The final night we were there, we had dinner and cocktails out and made it back to our room around midnight. While I was in the bathroom, she made the quick switch. It was time to break out that sexy nightie she bought while out shopping. As I came back into the room, she was nowhere to be found. The balcony door was open and when I looked out; there she stood in the moonlight with just that sleek negligee gently flowing in the breeze. It sure looked different from the usual tee shirt and sweat pants she wore to bed. I knew what was coming...leave it to her to break a cool mood. I looked once and all I saw was Olive Oil standing there. I blinked and rubbed my eyes to look again and there was Laqueesha with her huge ghetto booty; so much junk in her trunk, it could have been deemed a dump. I really should plead the 5th because because the true answer is going to get me in so much trouble. Hey, she already broke the mood, so I might as well seal the deal...no nothin' for no one tonight. Testify, Rob...the truth will set you free. As she stood there smiling and batting her eyes, she asked, "Honey, does this make my butt look big?" Never ask me a question you might not get the answer you want to hear. No one got nothin' that night, but I had a great night's sleep.


Comments: 32
But yes, that is the danger of being very friendly I suppose. (I have your same skills. Some folks hate to go anywhere with me because I will be talking to the whole place before I leave) I think the key is to not mix up curiosity with passion. Curiosity is good and makes for a great love affair....but for life?.....like Greta Garbo I vant to be alone.
And it is a great thing for anyone, male or female to know.....the movies lie. You cannot change anyone so get over yourself. And even if someone changes that much for you.....you have to know....that the possibility exsists that they will return or flirt with the original behavior. And that is not bad. It is just different. That is why you signed up for this deal.
Pool boys are the answer. hee.
Debra - "Crack" you up? That rump is big enough to smother you!
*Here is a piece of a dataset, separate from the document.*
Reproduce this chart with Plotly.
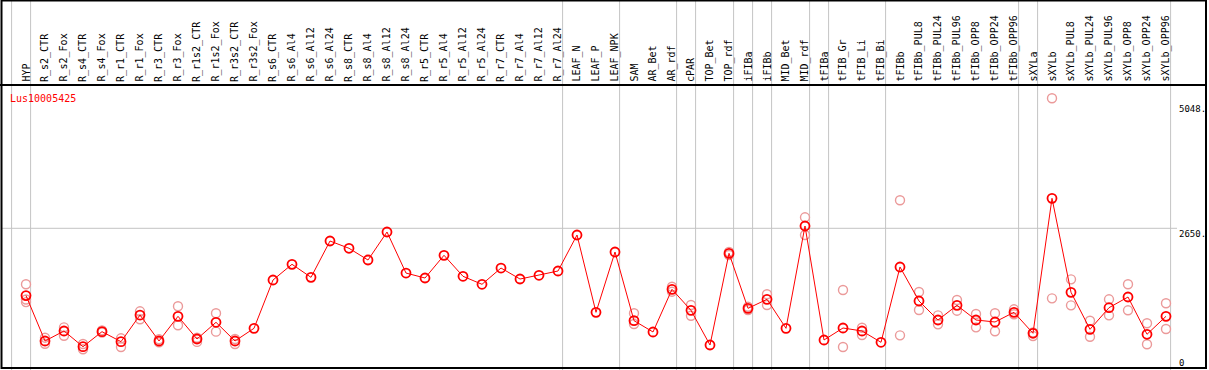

Deb - That is NOT Penny...she's probably a lot nicer; the gal in the picture, that is.
Seems like a few got all "choked up" over this image...
There are beverages all over the world being sprayed on keyboards everywhere...thanks to you Rob. hee.
I remember baking a decent pie and I got, "The top crust on my mom's pie didnt look like this" I took my fingers, squished into a mash that looked liked applesauce and said, "There! Now its a cobbler!"
Dallas, You do like living on the edge don't you.
Good article, but Bad! Bad! Rob!
I laughed and almost shot Dr. Pepper out of my nose. Keep it up!
I do have a similar syndrome though - big boobs, tiny feet - I tip over a lot!
(triple D's and size - the woman, at least, will be able to picture - oh and only 5 foot tall)
Rob I'm sorry your luck with the women has been so trying for you. My husband can dress anyway he wants to. He has had his hair long short and inbetween and I love him in any one of those cuts. Clean shaven or wiskers I don't care. I truely love him as he is. He is such a brat too. But then again so am I. LOL
You will find someone who will take you in all your glory and not try to change you one of these days.
OOOOh I lied. I have tried to change one thing about my hubby. I'm trying to get him to stop smokeing.